> What is required
Output the full listing below exactly, without the pictures.
======
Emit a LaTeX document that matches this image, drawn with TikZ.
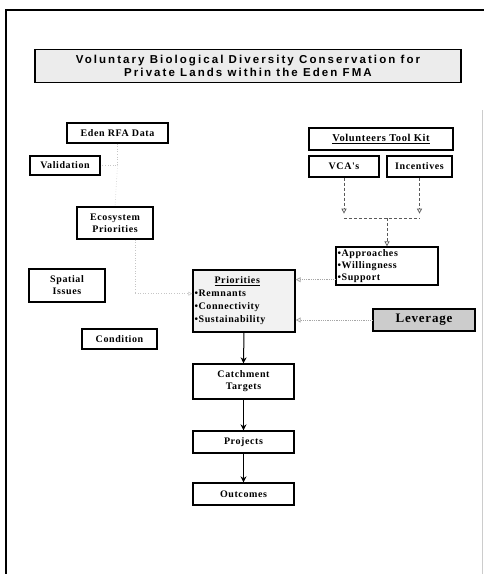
\documentclass[tikz,border=0pt]{standalone}
\usepackage{fontspec}
\setmainfont{Liberation Serif}
\newfontfamily\titlefont[LetterSpace=18]{Liberation Sans}
\newfontfamily\labelfont[LetterSpace=6]{Liberation Serif}
\usetikzlibrary{arrows.meta,calc}
\begin{document}
\begin{tikzpicture}[x=1pt,y=-1pt,
  box/.style={draw=black,line width=1.3pt,rectangle,inner sep=0pt,align=center,
    font=\labelfont\bfseries\fontsize{10}{12}\selectfont},
  hint/.style={gray!45,dotted,line width=0.6pt},
  openarr/.style={gray!70!black,densely dashed,line width=0.7pt,-{Triangle[open,length=5pt,width=5pt]}},
  dotarr/.style={gray!70,densely dotted,line width=0.8pt,-{Triangle[open,length=5pt,width=5pt]}},
  flow/.style={black,line width=1pt,-{Stealth[length=6pt,width=6pt]}}]
\useasboundingbox (0,0) rectangle (484,574);
% frame
\draw[line width=2.5pt] (6,574) -- (6,10) -- (484,10);
\draw[gray!40,line width=0.6pt] (482,110) -- (482,574);
% title
\node[box,fill=gray!15,minimum width=426pt,minimum height=33pt,
  font=\titlefont\bfseries\fontsize{11.5}{13}\selectfont] (title) at (248,66)
  {Voluntary Biological Diversity Conservation for\\Private Lands within the Eden FMA};
% left column
\node[box,minimum width=101pt,minimum height=20pt] (eden) at (117.5,133) {Eden RFA Data};
\node[box,minimum width=70pt,minimum height=19pt] (valid) at (65,165.5) {Validation};
\node[box,minimum width=76pt,minimum height=32pt] (eco) at (115,223) {Ecosystem\\Priorities};
\node[box,minimum width=76pt,minimum height=33pt] (spatial) at (67,285.5) {Spatial\\Issues};
\node[box,minimum width=75pt,minimum height=20pt] (cond) at (119.5,339) {Condition};
% priorities
\node[box,fill=gray!10,minimum width=102pt,minimum height=62pt,text width=99pt,align=left,
  font=\labelfont\bfseries\fontsize{10}{13}\selectfont] (prio) at (244,301)
  {\hspace*{20pt}\underline{Priorities}\\•Remnants\\•Connectivity\\•Sustainability};
% right column
\node[box,minimum width=144pt,minimum height=22pt,font=\labelfont\bfseries\fontsize{10.5}{12}\selectfont] (vtk) at (381,139) {\underline{Volunteers Tool Kit}};
\node[box,minimum width=70pt,minimum height=21pt] (vca) at (344,166.5) {VCA's};
\node[box,minimum width=65pt,minimum height=21pt] (inc) at (419.5,166.5) {Incentives};
\node[box,minimum width=102pt,minimum height=38pt,text width=99pt,align=left,
  font=\labelfont\bfseries\fontsize{10}{12}\selectfont] (appr) at (387,266)
  {•Approaches\\•Willingness\\•Support};
\node[box,fill=gray!40,minimum width=102pt,minimum height=22pt,
  font=\labelfont\bfseries\fontsize{13}{14}\selectfont] (lev) at (424,320) {Leverage};
% lower chain
\node[box,minimum width=101pt,minimum height=35pt] (catch) at (243.5,381.5) {Catchment\\Targets};
\node[box,minimum width=101pt,minimum height=22pt] (proj) at (243.5,442) {Projects};
\node[box,minimum width=101pt,minimum height=22pt] (out) at (243.5,494) {Outcomes};
% tool kit connectors
\coordinate (bl) at ($(vca.south)+(0,40.5)$);
\coordinate (br) at (inc.south |- bl);
\coordinate (bm) at (appr.north |- bl);
\draw[openarr] (vca.south) -- ($(vca.south)+(0,36)$);
\draw[openarr] (inc.south) -- ($(inc.south)+(0,36)$);
\draw[gray!70!black,densely dashed,line width=0.7pt] (bl) -- (br);
\draw[openarr] (bm) -- (appr.north);
\coordinate (ap) at ($(appr.south west)+(0,-6)$);
\draw[dotarr] (ap) -- (prio.east |- ap);
\draw[dotarr] (lev.west) -- (prio.east |- lev.west);
% faint left connectors
\coordinate (c1) at (eden.south |- valid.east);
\draw[hint] (eden.south) -- (c1) -- (valid.east);
\draw[hint] (c1) -- (eco.north);
\coordinate (e1) at ($(eco.south)+(20,0)$);
\coordinate (j) at ($(e1)+(0,54)$);
\draw[hint] (e1) -- (j);
\draw[hint,-{Triangle[open,length=4pt,width=4pt]}] (j) -- (prio.west |- j);
% main flow
\draw[flow] (prio.south) -- (catch.north);
\draw[flow] (catch.south) -- (proj.north);
\draw[flow] (proj.south) -- (out.north);
\end{tikzpicture}
\end{document}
======
> Output of the exercise
Emit a LaTeX document that matches this image, drawn with TikZ.
\documentclass[tikz,border=0pt]{standalone}
\usepackage{fontspec}
\setmainfont{Liberation Serif}
\newfontfamily\titlefont[LetterSpace=18]{Liberation Sans}
\newfontfamily\labelfont[LetterSpace=6]{Liberation Serif}
\usetikzlibrary{arrows.meta,calc}
\begin{document}
\begin{tikzpicture}[x=1pt,y=-1pt,
  box/.style={draw=black,line width=1.3pt,rectangle,inner sep=0pt,align=center,
    font=\labelfont\bfseries\fontsize{10}{12}\selectfont},
  hint/.style={gray!45,dotted,line width=0.6pt},
  openarr/.style={gray!70!black,densely dashed,line width=0.7pt,-{Triangle[open,length=5pt,width=5pt]}},
  dotarr/.style={gray!70,densely dotted,line width=0.8pt,-{Triangle[open,length=5pt,width=5pt]}},
  flow/.style={black,line width=1pt,-{Stealth[length=6pt,width=6pt]}}]
\useasboundingbox (0,0) rectangle (484,574);
% frame
\draw[line width=2.5pt] (6,574) -- (6,10) -- (484,10);
\draw[gray!40,line width=0.6pt] (482,110) -- (482,574);
% title
\node[box,fill=gray!15,minimum width=426pt,minimum height=33pt,
  font=\titlefont\bfseries\fontsize{11.5}{13}\selectfont] (title) at (248,66)
  {Voluntary Biological Diversity Conservation for\\Private Lands within the Eden FMA};
% left column
\node[box,minimum width=101pt,minimum height=20pt] (eden) at (117.5,133) {Eden RFA Data};
\node[box,minimum width=70pt,minimum height=19pt] (valid) at (65,165.5) {Validation};
\node[box,minimum width=76pt,minimum height=32pt] (eco) at (115,223) {Ecosystem\\Priorities};
\node[box,minimum width=76pt,minimum height=33pt] (spatial) at (67,285.5) {Spatial\\Issues};
\node[box,minimum width=75pt,minimum height=20pt] (cond) at (119.5,339) {Condition};
% priorities
\node[box,fill=gray!10,minimum width=102pt,minimum height=62pt,text width=99pt,align=left,
  font=\labelfont\bfseries\fontsize{10}{13}\selectfont] (prio) at (244,301)
  {\hspace*{20pt}\underline{Priorities}\\•Remnants\\•Connectivity\\•Sustainability};
% right column
\node[box,minimum width=144pt,minimum height=22pt,font=\labelfont\bfseries\fontsize{10.5}{12}\selectfont] (vtk) at (381,139) {\underline{Volunteers Tool Kit}};
\node[box,minimum width=70pt,minimum height=21pt] (vca) at (344,166.5) {VCA's};
\node[box,minimum width=65pt,minimum height=21pt] (inc) at (419.5,166.5) {Incentives};
\node[box,minimum width=102pt,minimum height=38pt,text width=99pt,align=left,
  font=\labelfont\bfseries\fontsize{10}{12}\selectfont] (appr) at (387,266)
  {•Approaches\\•Willingness\\•Support};
\node[box,fill=gray!40,minimum width=102pt,minimum height=22pt,
  font=\labelfont\bfseries\fontsize{13}{14}\selectfont] (lev) at (424,320) {Leverage};
% lower chain
\node[box,minimum width=101pt,minimum height=35pt] (catch) at (243.5,381.5) {Catchment\\Targets};
\node[box,minimum width=101pt,minimum height=22pt] (proj) at (243.5,442) {Projects};
\node[box,minimum width=101pt,minimum height=22pt] (out) at (243.5,494) {Outcomes};
% tool kit connectors
\coordinate (bl) at ($(vca.south)+(0,40.5)$);
\coordinate (br) at (inc.south |- bl);
\coordinate (bm) at (appr.north |- bl);
\draw[openarr] (vca.south) -- ($(vca.south)+(0,36)$);
\draw[openarr] (inc.south) -- ($(inc.south)+(0,36)$);
\draw[gray!70!black,densely dashed,line width=0.7pt] (bl) -- (br);
\draw[openarr] (bm) -- (appr.north);
\coordinate (ap) at ($(appr.south west)+(0,-6)$);
\draw[dotarr] (ap) -- (prio.east |- ap);
\draw[dotarr] (lev.west) -- (prio.east |- lev.west);
% faint left connectors
\coordinate (c1) at (eden.south |- valid.east);
\draw[hint] (eden.south) -- (c1) -- (valid.east);
\draw[hint] (c1) -- (eco.north);
\coordinate (e1) at ($(eco.south)+(20,0)$);
\coordinate (j) at ($(e1)+(0,54)$);
\draw[hint] (e1) -- (j);
\draw[hint,-{Triangle[open,length=4pt,width=4pt]}] (j) -- (prio.west |- j);
% main flow
\draw[flow] (prio.south) -- (catch.north);
\draw[flow] (catch.south) -- (proj.north);
\draw[flow] (proj.south) -- (out.north);
\end{tikzpicture}
\end{document}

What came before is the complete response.